That valuation is the central puzzle. As of March 20, Cloudbreak trades with a market capitalization of roughly £8.8 million. This figure is dwarfed by the capital required to advance its projects from mapping and sampling to drill-ready targets. The stock's history is a textbook lesson in the noise of speculative investing. It has powered up 373% over the past 12 months, only to see shares fall 18% last week on news of a dilutive equity raise. This volatility is not about intrinsic value; it is about the market's reaction to the constant need for new funding and the uncertainty of project success.

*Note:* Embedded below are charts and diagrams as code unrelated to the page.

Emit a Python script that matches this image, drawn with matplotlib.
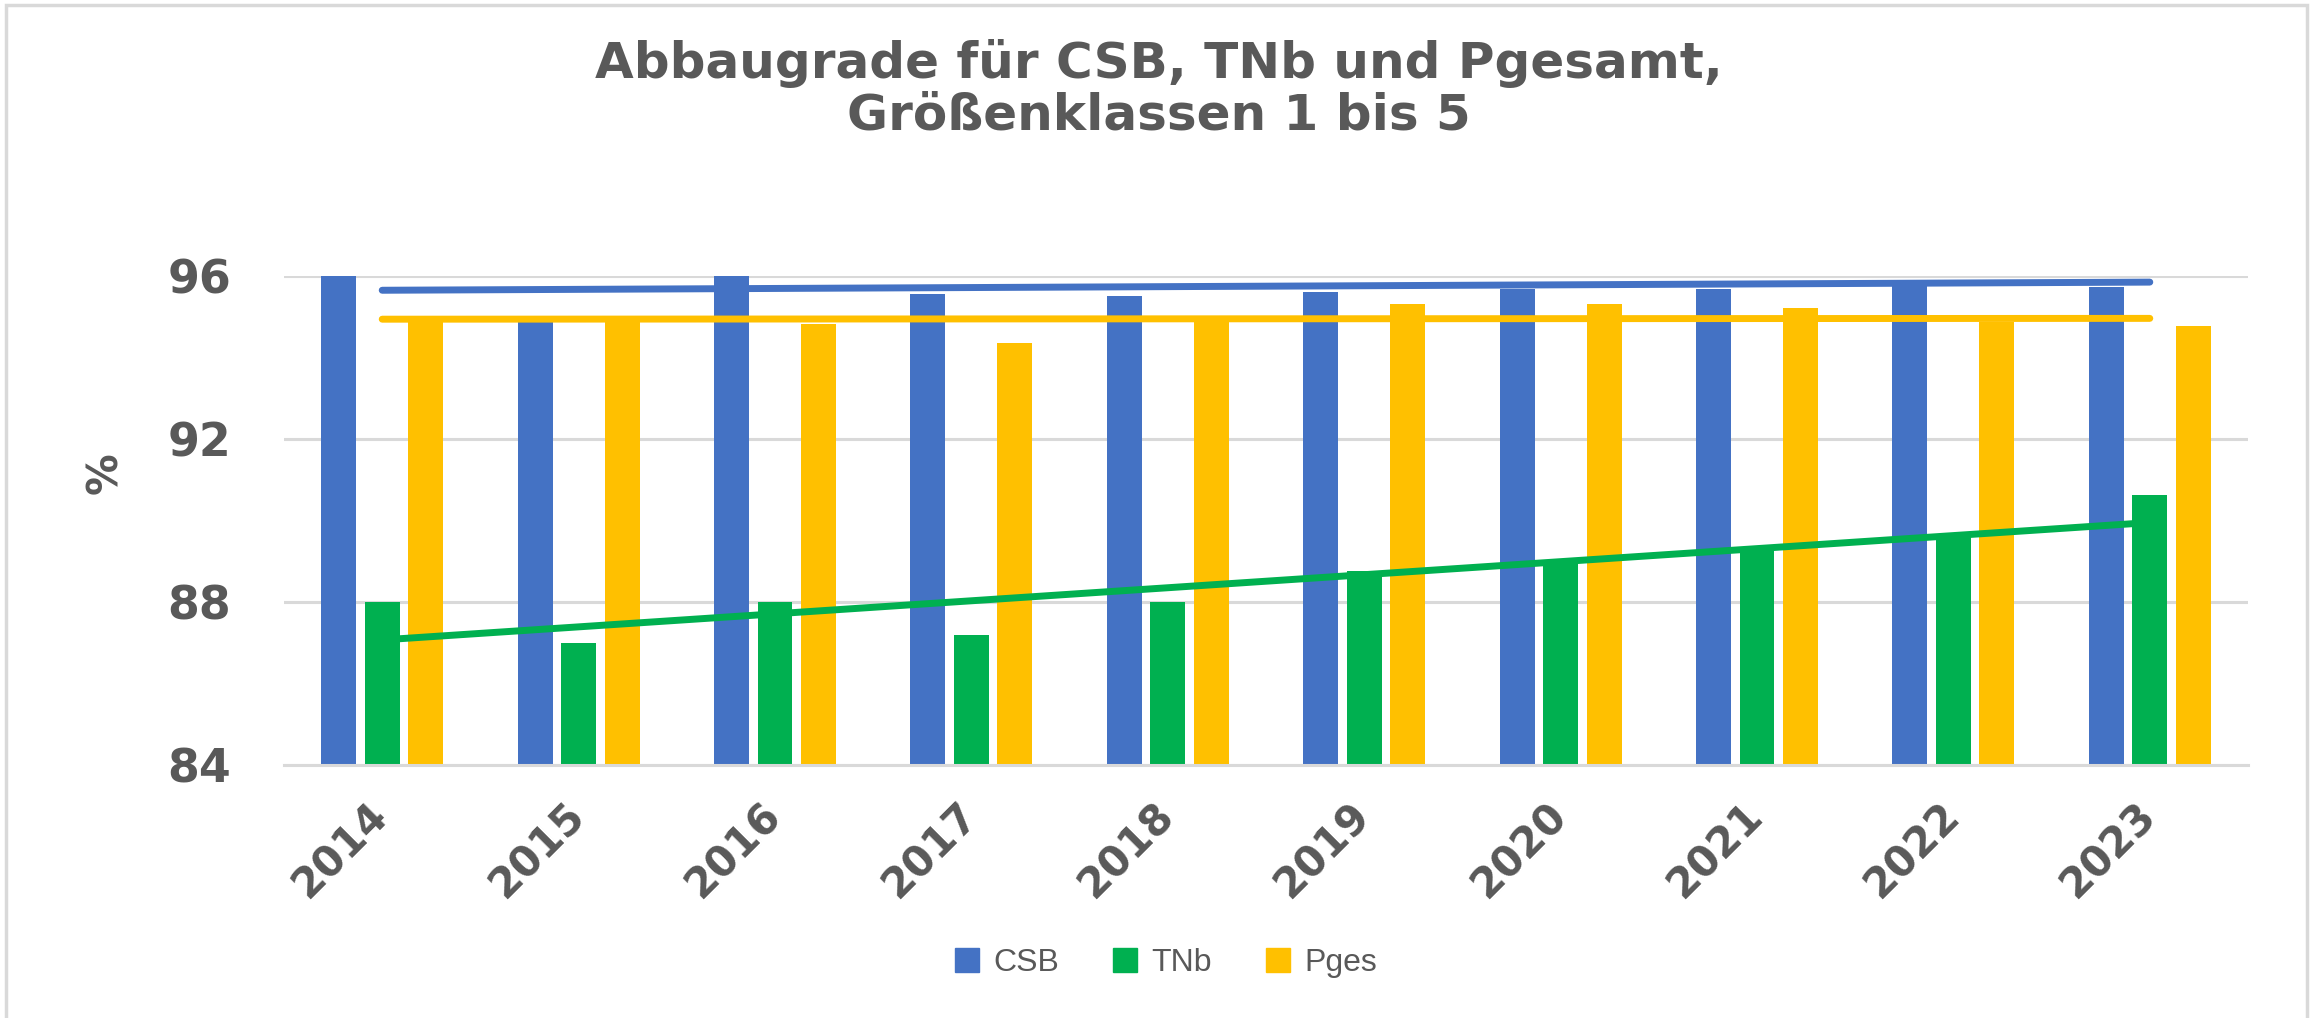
import numpy as np
import matplotlib
matplotlib.use("Agg")
from matplotlib import pyplot as plt
from matplotlib.patches import Patch, Rectangle

# values (%)
years = ["2014", "2015", "2016", "2017", "2018", "2019", "2020", "2021", "2022", "2023"]
csb = [96.2, 94.88, 96.2, 95.55, 95.5, 95.6, 95.67, 95.67, 95.75, 95.74]
tnb = [88.0, 87.0, 88.0, 87.2, 88.0, 88.76, 88.95, 89.3, 89.6, 90.62]
pges = [94.88, 94.88, 94.82, 94.35, 94.88, 95.31, 95.31, 95.22, 94.86, 94.77]

# linear trend lines (first and last year)
csb_trend = [95.65, 95.85]
tnb_trend = [87.07, 89.95]
pges_trend = [94.94, 94.96]

c_csb = "#4472C4"
c_tnb = "#00B050"
c_pges = "#FFC000"
grey = "#595959"
grid = "#D9D9D9"

W, H = 2318, 1018
fig = plt.figure(figsize=(W / 100, H / 100), dpi=100)

# thin frame around the whole chart
fig.patches.append(Rectangle((6 / W, -0.05), (2307 - 6) / W, 1.05 - 5 / H,
                             transform=fig.transFigure, fill=False,
                             edgecolor=grid, linewidth=2.5))

ax = fig.add_axes([284 / W, 1 - 765 / H, 1964 / W, 489 / H])

x = np.arange(len(years))
bw = 0.178
step = 0.2215
ax.bar(x - step, csb, bw, color=c_csb, zorder=2)
ax.bar(x, tnb, bw, color=c_tnb, zorder=2)
ax.bar(x + step, pges, bw, color=c_pges, zorder=2)

ends = [x[0], x[-1]]
ax.plot(ends, csb_trend, color=c_csb, lw=5, solid_capstyle="round", zorder=3)
ax.plot(ends, pges_trend, color=c_pges, lw=5, solid_capstyle="round", zorder=3)
ax.plot(ends, tnb_trend, color=c_tnb, lw=5, solid_capstyle="butt", zorder=3)

ax.set_xlim(-0.5, len(years) - 0.5)
ax.set_ylim(84, 96)
ax.set_yticks([84, 88, 92, 96])
ax.yaxis.grid(True, color=grid, linewidth=2.2, zorder=0)
ax.set_axisbelow(True)
for s in ["top", "right", "left"]:
    ax.spines[s].set_visible(False)
ax.spines["bottom"].set_color(grid)
ax.spines["bottom"].set_linewidth(2.2)

ax.set_xticks(x)
ax.set_xticklabels(years, rotation=45, ha="right", va="center",
                   rotation_mode="anchor")
ax.tick_params(axis="both", length=0, labelcolor=grey)
ax.tick_params(axis="y", pad=38, labelsize=33)
ax.tick_params(axis="x", pad=32, labelsize=30)
for lab in ax.get_xticklabels() + ax.get_yticklabels():
    lab.set_fontweight("bold")

fig.text(105 / W, 1 - 473 / H, "%", rotation=90, ha="center", va="center",
         fontsize=30, fontweight="bold", color=grey)

fig.text(0.5, 1 - 63 / H, "Abbaugrade für CSB, TNb und Pgesamt,",
         ha="center", va="center", fontsize=36, fontweight="bold", color=grey)
fig.text(0.5, 1 - 115 / H, "Größenklassen 1 bis 5",
         ha="center", va="center", fontsize=36, fontweight="bold", color=grey)

handles = [Patch(color=c_csb, label="CSB"), Patch(color=c_tnb, label="TNb"),
           Patch(color=c_pges, label="Pges")]
leg = fig.legend(handles=handles, loc="center", ncol=3, frameon=False,
                 bbox_to_anchor=(1166 / W, 1 - 963 / H),
                 handlelength=0.75, handleheight=0.75, handletextpad=0.45,
                 columnspacing=1.7, prop={"family": "Liberation Sans", "size": 23})
for t in leg.get_texts():
    t.set_color(grey)

fig.savefig("out.png", dpi=100)
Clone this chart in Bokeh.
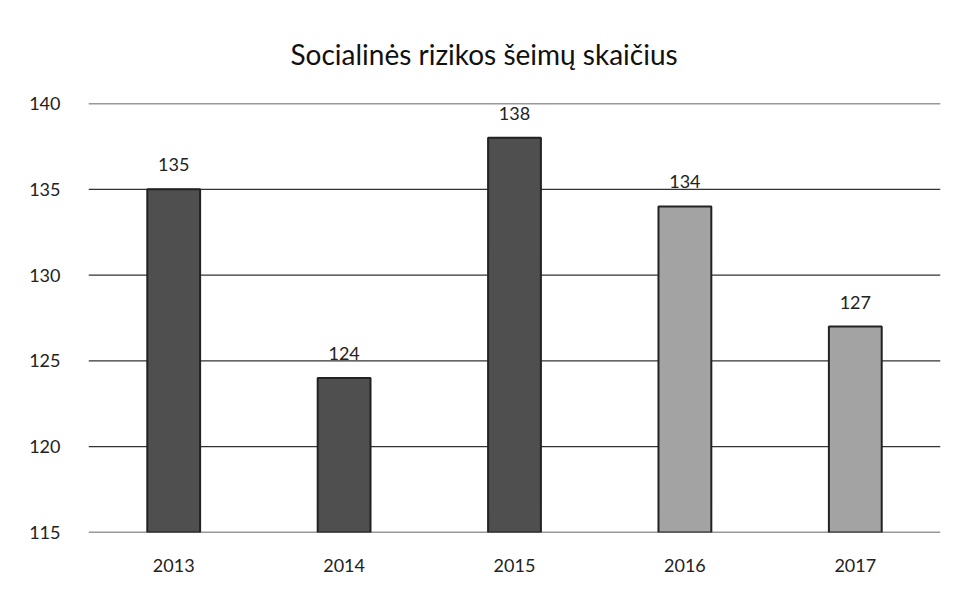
from bokeh.plotting import figure
from bokeh.models import ColumnDataSource, FixedTicker, LabelSet, Span
from bokeh.core.properties import value
from bokeh.embed import file_html
from bokeh.resources import INLINE

years = ["2013", "2014", "2015", "2016", "2017"]
values = [135, 124, 138, 134, 127]
fills = ["#4f4f4f", "#4f4f4f", "#4f4f4f", "#a3a3a3", "#a3a3a3"]
y_ticks = [115, 120, 125, 130, 135, 140]

src = ColumnDataSource(dict(x=years, top=values, fill=fills,
                            label=[str(v) for v in values]))

p = figure(x_range=years, y_range=(115, 140), width=950, height=581,
           output_backend="svg", toolbar_location=None,
           title="Socialinės rizikos šeimų skaičius",
           min_border_left=88, min_border_right=10,
           min_border_top=103, min_border_bottom=49)

for t in y_ticks:
    p.add_layout(Span(location=t, dimension="width", line_color="#333333",
                      line_width=1.3, level="underlay"))

p.vbar(x="x", top="top", bottom=115, width=0.31, source=src,
       fill_color="fill", line_color="#222222", line_width=2)

labels = LabelSet(x="x", y="top", text="label", source=src,
                  text_align="center", y_offset=18,
                  text_font=value("Lato"), text_font_size="18px",
                  text_color="#222222")
p.add_layout(labels)

p.title.text_font = "Lato"
p.title.text_font_size = "28px"
p.title.text_font_style = "normal"
p.title.text_color = "#111111"
p.title.align = "left"
p.title.offset = 202
p.title.standoff = 65

p.yaxis.ticker = FixedTicker(ticks=y_ticks)
for ax in (p.xaxis, p.yaxis):
    ax.axis_line_color = None
    ax.major_tick_line_color = None
    ax.minor_tick_line_color = None
    ax.major_label_text_font = "Lato"
    ax.major_label_text_font_size = "18px"
    ax.major_label_text_color = "#222222"
p.yaxis.major_label_standoff = 22
p.xaxis.major_label_standoff = 20

p.xgrid.grid_line_color = None
p.ygrid.grid_line_color = None
p.outline_line_color = None
p.background_fill_color = "white"
p.border_fill_color = "white"

open("out.html", "w").write(file_html(p, INLINE))
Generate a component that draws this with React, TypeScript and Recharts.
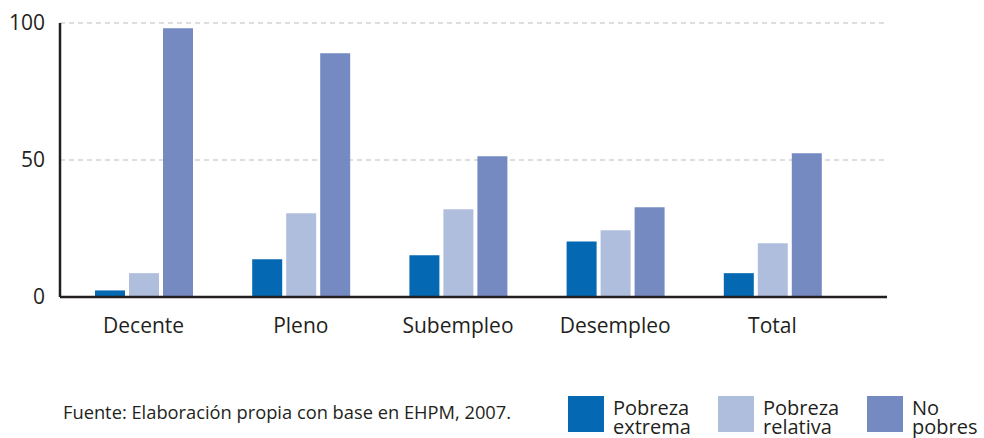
import React from 'react';
import { BarChart, Bar, XAxis, YAxis, CartesianGrid } from 'recharts';

const categories = ['Decente', 'Pleno', 'Subempleo', 'Desempleo', 'Total'];
const pobrezaExtrema = [2.4, 13.8, 15.2, 20.3, 8.7];
const pobrezaRelativa = [8.7, 30.6, 32.0, 24.4, 19.6];
const noPobres = [98.1, 89.0, 51.4, 32.8, 52.5];
const yTicks = [0, 50, 100];
const seriesNames = ['Pobreza extrema', 'Pobreza relativa', 'No pobres'];
const sourceText = 'Fuente: Elaboración propia con base en EHPM, 2007.';

const COLORS = ['#0568B3', '#B0BEDD', '#768AC2'];
const TEXT = '#231F20';
const FONT = '"Open Sans", "Noto Sans", sans-serif';

const data = categories.map((c, i) => ({
  name: c,
  extrema: pobrezaExtrema[i],
  relativa: pobrezaRelativa[i],
  noPobres: noPobres[i],
}));
const keys = ['extrema', 'relativa', 'noPobres'];

const legendX = [568, 718, 867];

export default function App() {
  return (
    <div style={{ position: 'absolute', left: 0, top: 0, width: 984, height: 438, background: '#fff', fontFamily: FONT, overflow: 'hidden' }}>
      <BarChart
        width={984}
        height={438}
        data={data}
        margin={{ top: 23, right: 97, left: 0, bottom: 111 }}
        barSize={30}
        barGap={4}
      >
        <CartesianGrid horizontal vertical={false} stroke="#D4D4D4" strokeDasharray="5 4" strokeWidth={1.5} />
        <XAxis
          dataKey="name"
          height={30}
          padding={{ left: 5, right: 36 }}
          axisLine={{ stroke: TEXT, strokeWidth: 2.5 }}
          tickLine={false}
          tickSize={6}
          tickMargin={15}
          tick={{ fill: TEXT, fontSize: 21, fontFamily: FONT }}
          interval={0}
        />
        <YAxis
          width={60}
          domain={[0, 100]}
          ticks={yTicks}
          axisLine={{ stroke: TEXT, strokeWidth: 2.5 }}
          tickLine={false}
          tickSize={6}
          tickMargin={9}
          tick={{ fill: TEXT, fontSize: 21, fontFamily: FONT }}
        />
        {keys.map((k, i) => (
          <Bar key={k} dataKey={k} name={seriesNames[i]} fill={COLORS[i]} isAnimationActive={false} />
        ))}
      </BarChart>
      <div
        style={{
          position: 'absolute',
          left: 63,
          top: 402,
          fontSize: 18.3,
          lineHeight: '20px',
          color: TEXT,
          whiteSpace: 'nowrap',
        }}
      >
        {sourceText}
      </div>
      {seriesNames.map((n, i) => {
        const sp = n.indexOf(' ');
        const l1 = n.slice(0, sp);
        const l2 = n.slice(sp + 1);
        return (
          <React.Fragment key={n}>
            <div
              style={{
                position: 'absolute',
                left: legendX[i],
                top: 396,
                width: 36,
                height: 36,
                background: COLORS[i],
              }}
            />
            <div
              style={{
                position: 'absolute',
                left: legendX[i] + 45,
                top: 398,
                fontSize: 20,
                lineHeight: '19px',
                color: TEXT,
                whiteSpace: 'nowrap',
              }}
            >
              <div>{l1}</div>
              <div>{l2}</div>
            </div>
          </React.Fragment>
        );
      })}
    </div>
  );
}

For a value investor, this setup offers a narrow margin of safety. The company's value rests entirely on the success of its exploration efforts in Western Australia. Its history of significant losses, the need for frequent equity raises, and the recent dilution all point to a business with a fragile capital structure. The current price does not embed a substantial discount for these execution risks or the dilution that will likely continue. The project generator model can work, but only if the company finds something significant. At these levels, the stock is a pure bet on that discovery, with little room for error.

Analyzing the Assets: High-Grade Potential and the Width of the Moat

The quality of Cloudbreak's assets is the ultimate test of its value proposition. At Crofton, the company holds a historic producer, the Boodalyerrie Mining Centre, which recorded average grades of 150 g/t. Its maiden rock chip sampling program has delivered on that legacy promise, with results showing gold grades up to 162.35 grams per tonne (g/t) and 15 samples exceeding 1 g/t. This is the kind of high-grade potential that can spark investor excitement. Yet, as the stock's 18% drop on the news of a dilutive equity raise shows, the market is already pricing in the next step: turning surface samples into a defined ore body. The company's plan for 2026 is to begin regional soil sampling and mapping after the Australian summer, a logical next phase to understand the broader geological context.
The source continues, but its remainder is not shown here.